Voltage control for actuator?

Hello all,

I have a electromechanical shutter for a microscope which I would like to control with an Arduino. To open the shutter takes a ~20 ms pulse of +70VDC across a 12-ohm coil, and to keep the shutter open requires +7VDC. The shutter closes by itself after current is removed.

I'm sure I can handle the software and timing side of things, but I don't know the correct way to go about controlling the current to the actuator coil. Is there some sort of switchable voltage regulator I can control from some digital output pins of the Arduino?

Thanks for any and all help!

That's a lot of power you need. :o

To keep it open you need 7 / 12 = 0.58 A To open it you need 70 / 12 = 5.8 A That means you need 406 Watts to open it and 4 Watts to keep it open. It's not the sort of thing you will find off the shelf.

In order to reduce the power supply requirements down to 70V at 0.6A I would consider a circuit that charges up a capacitor to 70V through a resistor that would allow 0.58 amps to flow normally. That puts it at about 108R. I haven't worked out the capacitor value yet. I'll work on it if you are interested.

Then all you need to do is switch it on. Luckily you should be able to do this with a high voltage FET.

Thanks, Mike -- I appreciate the advice. I think the reason for the large pulse is to get the shutter to open really fast...

Looking at the power requirements of the controller that the company sells (which simultaneously has too many and too few features, and costs more than the shutter itself), I suspect they too are charging a capacitor to open the shutter.

The shutter spec is here: http://www.uniblitz.com/data/resources_filelibrary/cs35_2-15-08.pdf and the controller: http://www.uniblitz.com/data/resources_filelibrary/vcm-d1_user_manual_2_0.pdf

On the controller spec, I notice that there are two leads to the actuator coil (top of page 20), and one ground. I'll have to call tech to see if these are just wired in parallel because the wires in the connector cable are too thin otherwise, or whether the leads operate separate coils...

Anyhow, what would the time constant to fill the capacitor on such an RC circuit be? Less than 100 ms would be great.

Finally, based on my questions, you can probably guess that I know some basic electronics (and can learn), but never had formal EE courses (though I'm dandy on the software side). Would you rate a setup with a such a capacitor as "probably too dangerous for a newb"?

Sorry for additional noise:

I called tech support for more information about the two leads to the coils -- it turns out it's just a +/-/ground setup, but poorly labeled in the diagram. Also, they provide some suggested circuit diagrams for the shutters: http://www.uniblitz.com/data/resources_filelibrary/circuit__descriptions.pdf

Their basic approach is indeed the capacitor-driven pulse.

I think the circuit for my shutter (labeled "typical VS35 drive") is more complex in this case than it would be with the arduino + power FET because their example has some transistor logic for switching based on an input pulse. Whereas I'd just use the arduino to turn the FET on and off, right?
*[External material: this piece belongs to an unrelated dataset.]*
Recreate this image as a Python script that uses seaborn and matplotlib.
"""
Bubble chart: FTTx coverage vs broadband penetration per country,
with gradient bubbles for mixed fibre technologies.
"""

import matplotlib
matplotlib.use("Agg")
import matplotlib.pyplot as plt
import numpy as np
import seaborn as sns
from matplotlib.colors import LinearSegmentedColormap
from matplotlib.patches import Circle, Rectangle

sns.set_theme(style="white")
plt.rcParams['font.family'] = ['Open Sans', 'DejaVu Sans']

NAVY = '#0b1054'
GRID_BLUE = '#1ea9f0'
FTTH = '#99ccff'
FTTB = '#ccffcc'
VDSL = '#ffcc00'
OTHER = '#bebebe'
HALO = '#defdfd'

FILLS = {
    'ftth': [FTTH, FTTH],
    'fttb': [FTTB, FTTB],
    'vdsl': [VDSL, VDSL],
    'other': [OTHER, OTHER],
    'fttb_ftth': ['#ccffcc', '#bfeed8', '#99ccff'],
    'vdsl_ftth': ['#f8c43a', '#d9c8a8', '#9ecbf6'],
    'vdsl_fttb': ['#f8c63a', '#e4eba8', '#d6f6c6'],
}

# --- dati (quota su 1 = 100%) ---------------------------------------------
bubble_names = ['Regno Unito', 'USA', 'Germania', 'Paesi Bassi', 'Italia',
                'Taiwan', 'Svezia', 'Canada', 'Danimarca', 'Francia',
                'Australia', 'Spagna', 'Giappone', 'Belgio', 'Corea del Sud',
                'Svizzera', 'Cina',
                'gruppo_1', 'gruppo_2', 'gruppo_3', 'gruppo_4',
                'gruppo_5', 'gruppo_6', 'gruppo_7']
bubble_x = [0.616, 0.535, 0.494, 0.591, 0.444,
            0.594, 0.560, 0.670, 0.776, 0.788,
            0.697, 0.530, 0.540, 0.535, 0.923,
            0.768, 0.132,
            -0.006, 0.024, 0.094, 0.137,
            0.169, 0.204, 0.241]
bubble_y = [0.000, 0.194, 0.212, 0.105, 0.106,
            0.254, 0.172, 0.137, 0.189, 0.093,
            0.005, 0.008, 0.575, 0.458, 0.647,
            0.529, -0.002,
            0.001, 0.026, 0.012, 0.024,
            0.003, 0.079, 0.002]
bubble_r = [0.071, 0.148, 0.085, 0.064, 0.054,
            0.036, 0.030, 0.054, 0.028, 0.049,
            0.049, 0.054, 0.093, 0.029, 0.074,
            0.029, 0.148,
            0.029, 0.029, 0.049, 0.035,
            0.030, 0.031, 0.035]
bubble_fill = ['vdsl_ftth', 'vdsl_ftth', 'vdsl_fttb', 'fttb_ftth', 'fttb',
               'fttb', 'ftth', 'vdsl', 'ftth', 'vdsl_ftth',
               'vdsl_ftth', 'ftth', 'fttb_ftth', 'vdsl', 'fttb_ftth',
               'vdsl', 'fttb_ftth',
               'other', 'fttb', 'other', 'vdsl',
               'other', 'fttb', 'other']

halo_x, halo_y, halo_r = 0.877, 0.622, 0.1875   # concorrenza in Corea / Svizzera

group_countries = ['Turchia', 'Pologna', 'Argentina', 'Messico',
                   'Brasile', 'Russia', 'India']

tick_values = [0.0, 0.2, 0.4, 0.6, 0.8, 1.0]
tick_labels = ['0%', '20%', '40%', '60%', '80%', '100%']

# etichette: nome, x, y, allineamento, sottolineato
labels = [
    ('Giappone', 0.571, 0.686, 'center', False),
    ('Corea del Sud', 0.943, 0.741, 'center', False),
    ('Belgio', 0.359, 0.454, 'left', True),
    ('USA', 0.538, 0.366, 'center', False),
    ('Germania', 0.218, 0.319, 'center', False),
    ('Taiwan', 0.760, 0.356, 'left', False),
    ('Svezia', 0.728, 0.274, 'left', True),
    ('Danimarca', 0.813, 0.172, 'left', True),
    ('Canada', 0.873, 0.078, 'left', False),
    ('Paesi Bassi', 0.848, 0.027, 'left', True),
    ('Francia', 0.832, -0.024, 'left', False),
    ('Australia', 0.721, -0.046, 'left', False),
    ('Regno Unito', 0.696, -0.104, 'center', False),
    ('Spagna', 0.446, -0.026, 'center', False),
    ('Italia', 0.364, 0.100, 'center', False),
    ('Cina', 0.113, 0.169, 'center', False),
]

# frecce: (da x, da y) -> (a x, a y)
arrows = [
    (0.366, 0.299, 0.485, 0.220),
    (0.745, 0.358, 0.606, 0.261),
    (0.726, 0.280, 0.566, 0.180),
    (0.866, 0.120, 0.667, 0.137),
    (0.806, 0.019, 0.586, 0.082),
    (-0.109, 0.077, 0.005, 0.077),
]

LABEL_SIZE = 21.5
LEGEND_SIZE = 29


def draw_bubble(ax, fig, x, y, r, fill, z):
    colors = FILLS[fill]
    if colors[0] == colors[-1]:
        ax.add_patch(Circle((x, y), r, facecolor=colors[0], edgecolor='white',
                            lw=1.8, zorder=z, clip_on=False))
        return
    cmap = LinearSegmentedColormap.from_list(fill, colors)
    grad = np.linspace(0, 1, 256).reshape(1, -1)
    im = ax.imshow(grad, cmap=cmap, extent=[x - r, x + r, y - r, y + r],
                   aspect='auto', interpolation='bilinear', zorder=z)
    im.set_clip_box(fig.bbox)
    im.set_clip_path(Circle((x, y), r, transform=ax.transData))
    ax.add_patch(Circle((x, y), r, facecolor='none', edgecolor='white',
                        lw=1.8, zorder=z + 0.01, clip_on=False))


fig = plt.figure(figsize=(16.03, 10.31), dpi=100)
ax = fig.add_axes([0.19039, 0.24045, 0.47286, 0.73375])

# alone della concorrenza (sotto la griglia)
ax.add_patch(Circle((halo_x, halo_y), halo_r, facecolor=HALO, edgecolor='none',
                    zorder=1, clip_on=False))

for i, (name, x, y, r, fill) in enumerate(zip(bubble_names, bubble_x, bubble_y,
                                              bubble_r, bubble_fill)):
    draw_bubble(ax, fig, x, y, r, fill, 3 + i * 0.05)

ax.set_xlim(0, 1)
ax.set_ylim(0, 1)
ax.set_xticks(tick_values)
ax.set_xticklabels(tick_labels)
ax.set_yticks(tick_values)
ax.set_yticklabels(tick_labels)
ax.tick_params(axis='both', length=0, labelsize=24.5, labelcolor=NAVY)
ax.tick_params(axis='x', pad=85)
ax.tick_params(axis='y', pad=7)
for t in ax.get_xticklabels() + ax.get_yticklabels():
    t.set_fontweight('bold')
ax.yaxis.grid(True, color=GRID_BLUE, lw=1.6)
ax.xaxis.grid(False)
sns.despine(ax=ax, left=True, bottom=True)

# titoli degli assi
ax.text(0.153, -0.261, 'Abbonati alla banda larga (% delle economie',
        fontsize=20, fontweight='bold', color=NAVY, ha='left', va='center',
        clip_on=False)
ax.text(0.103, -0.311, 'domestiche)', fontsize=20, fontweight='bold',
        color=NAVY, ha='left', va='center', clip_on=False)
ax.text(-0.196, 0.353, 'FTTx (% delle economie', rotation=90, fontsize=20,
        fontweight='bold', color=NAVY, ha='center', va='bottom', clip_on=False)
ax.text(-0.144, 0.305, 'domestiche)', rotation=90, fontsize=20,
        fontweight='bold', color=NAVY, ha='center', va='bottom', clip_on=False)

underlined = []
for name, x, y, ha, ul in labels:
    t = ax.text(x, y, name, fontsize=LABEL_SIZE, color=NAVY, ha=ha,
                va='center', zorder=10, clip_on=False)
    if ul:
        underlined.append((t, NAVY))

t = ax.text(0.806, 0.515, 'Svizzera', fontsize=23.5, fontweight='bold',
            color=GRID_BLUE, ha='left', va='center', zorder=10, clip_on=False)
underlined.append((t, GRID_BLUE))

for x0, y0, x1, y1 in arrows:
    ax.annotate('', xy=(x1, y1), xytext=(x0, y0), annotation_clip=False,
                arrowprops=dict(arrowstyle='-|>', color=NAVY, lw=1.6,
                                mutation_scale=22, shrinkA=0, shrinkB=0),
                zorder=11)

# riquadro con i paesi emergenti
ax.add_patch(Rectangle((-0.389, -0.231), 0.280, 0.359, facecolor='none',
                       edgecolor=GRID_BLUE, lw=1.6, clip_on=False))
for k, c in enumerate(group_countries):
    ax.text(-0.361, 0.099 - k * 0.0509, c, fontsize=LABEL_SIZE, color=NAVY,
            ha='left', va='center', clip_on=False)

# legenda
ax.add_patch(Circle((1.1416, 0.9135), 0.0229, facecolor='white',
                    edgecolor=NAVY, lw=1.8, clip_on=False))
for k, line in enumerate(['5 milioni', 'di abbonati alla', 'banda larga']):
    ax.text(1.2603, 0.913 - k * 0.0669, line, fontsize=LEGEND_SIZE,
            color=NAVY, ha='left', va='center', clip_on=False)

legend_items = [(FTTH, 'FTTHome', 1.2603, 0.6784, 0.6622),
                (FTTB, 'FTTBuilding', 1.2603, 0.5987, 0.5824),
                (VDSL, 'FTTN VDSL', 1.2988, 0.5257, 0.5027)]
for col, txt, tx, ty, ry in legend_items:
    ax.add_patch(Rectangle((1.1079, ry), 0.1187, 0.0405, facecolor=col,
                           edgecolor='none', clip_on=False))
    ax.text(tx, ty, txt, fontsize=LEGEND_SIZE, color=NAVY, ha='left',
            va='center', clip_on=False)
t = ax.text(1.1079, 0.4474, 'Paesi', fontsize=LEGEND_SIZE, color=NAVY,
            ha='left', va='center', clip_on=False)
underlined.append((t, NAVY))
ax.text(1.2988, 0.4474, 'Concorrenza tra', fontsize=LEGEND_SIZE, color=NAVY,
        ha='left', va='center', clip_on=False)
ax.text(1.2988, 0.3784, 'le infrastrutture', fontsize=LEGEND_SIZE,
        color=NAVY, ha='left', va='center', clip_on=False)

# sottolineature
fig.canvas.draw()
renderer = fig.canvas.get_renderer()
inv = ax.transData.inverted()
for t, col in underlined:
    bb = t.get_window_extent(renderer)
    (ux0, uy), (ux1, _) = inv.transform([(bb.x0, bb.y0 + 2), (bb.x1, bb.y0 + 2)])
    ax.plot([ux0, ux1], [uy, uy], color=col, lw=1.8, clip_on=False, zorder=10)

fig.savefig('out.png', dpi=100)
Also, the circuit suggestion has a timer to deliver a pulse from 70V to open, then 7V to hold for the first few seconds, and then 5V for the remainder of the hold time (the higher hold voltage is used at first to reduce mechanical bounce). However, I'm told that this is optional -- holding at +5 or +7V should be OK for the model I have. (Though would there be an easy way to have the arduino switch the circuit to a lower voltage? Just another digital output pin to a transistor controlling an additional resistor?)
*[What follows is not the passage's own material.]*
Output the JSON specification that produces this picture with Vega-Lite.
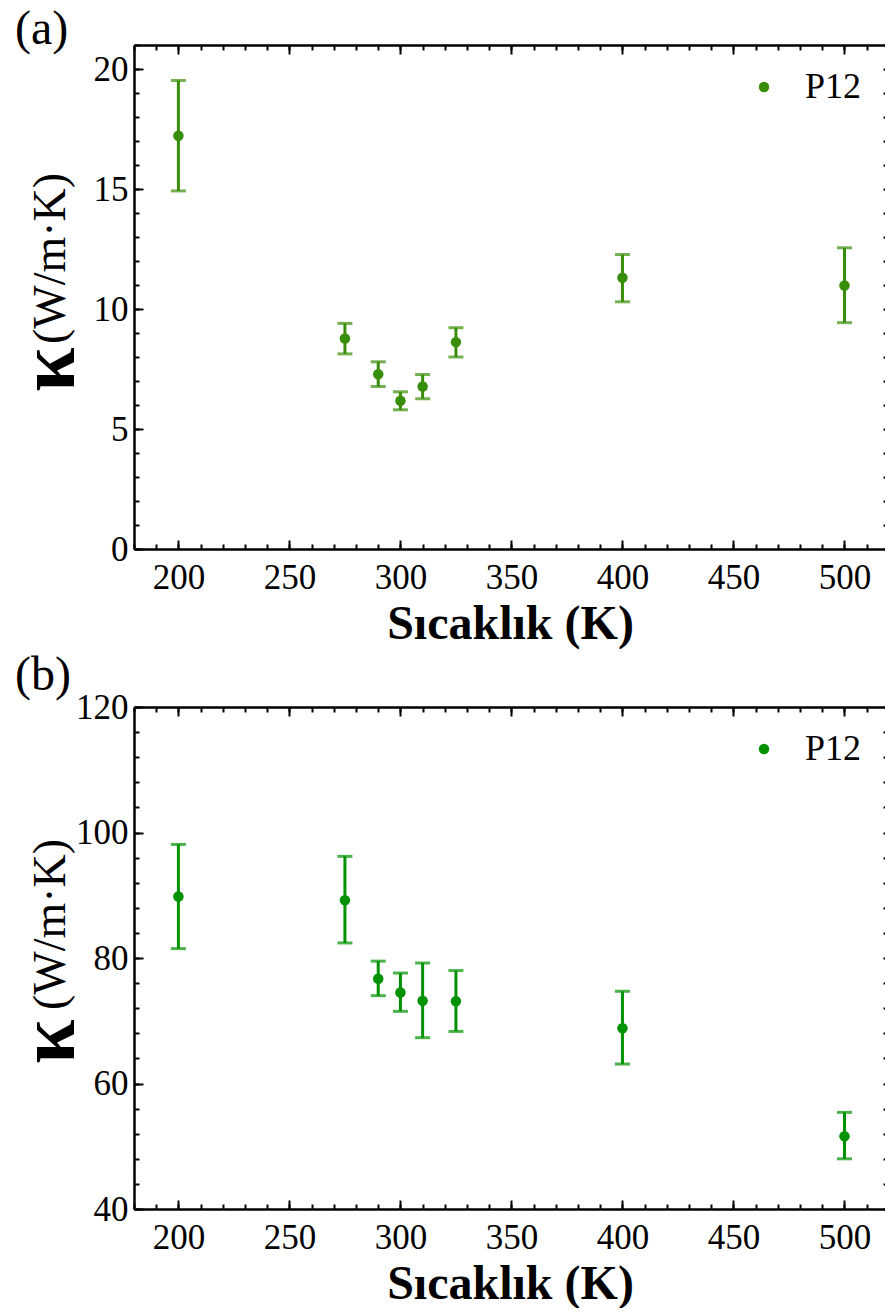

Basically, at this point, my main question is how do-able you think such a set-up would be for a newbie... Is it on the order of "fun learning exercise" or closer to "easy way to hurt yourself and damage an expensive shutter"?

Thanks for all the help!

I have just done the maths on the capacitor value and it works out to be a rather big beast. I get a value of just over 1800 uF. That is from the amount of energy you have in a 5.8A 20mS pulse has to be supplied in a capacitor with 63 volts across it using the Q=VC formula. I have had a look at those circuits and surprisingly one of them works in exactly the opposite to my idea. A capacitor is used to initially short out the limiting resister until it charges and then current is limited by the resistor across it. That way also has the advantage of automatically discharging the capacitor when the shutter is off. While this is good it puts up the requirement for the capacity of the power supply.

You can see from the commercial unit that this is a substantial piece of kit and given the power levels a home made soloution is going to be a bit bigger.

how do-able you think such a set-up would be for a newbie.

It is hard to say I can only go off my experience when I was starting out. After building a transistor radio and playing about with some amplifiers I made a Cathode Ray tube circuit. This produced a spot on a CRT tube and then I experimented with magnetic deflection with it. This required a me to make a mains power supply and voltage ladder to generate 1200V for the high tension part of the circuit. I didn't have any trouble with that. I was 14 at the time and it was the mid 60's when people were not as paranoid / concerned about safety as they are today. So I would say it is eminently doable for a beginner but not for an idiot. I always say that ignorance is a prerequisite for learning but shouldn't be elevated to an art form. The main problem is that high voltage components, transformers and capacitors are not as readily available as they were in the 60's when valve amplifiers were still common place. Maybe you could make things easer by using a relay to trigger the shutter rather than a FET, in that way you would keep the high voltage away from your Arduino. I would have thought there would be little chance of damage to your shutter. The only way you could damage it would be to keep it open too long with too much current through it so it burnt out but the series resistor should stop that.

Anyway best of luck and if you want me to review any schematics before you decide to make it then I will be happy to do so.

Thanks for the advice... that is some capacitance that would be needed.

I'm not great at understanding circuits (no real intuition). I follow how the "limited drive circuit" to which you referred (the one that works the opposite of your initial thinking) operates, and I basically understand how the circuit you described to me would work. I'm not totally clear on how the "typical shutter drive" from the schematics works, though. Initially I thought it was like the one you first proposed, but it appears that the capacitance values are far too low (that circuit is for a smaller shutter that takes a +65VDC pulse and has a slightly lighter load across the coil, but not much). My guess is that that circuit is just switching on and then immediately off a +65VDC source, and smoothing that initial pulse out with the capacitor/resistor. Might that be at all correct?

I'll have to look around and see what sort of power supplies are available, etc., before I decide one way or another, but it's good to hear that I should be able to make something like this work...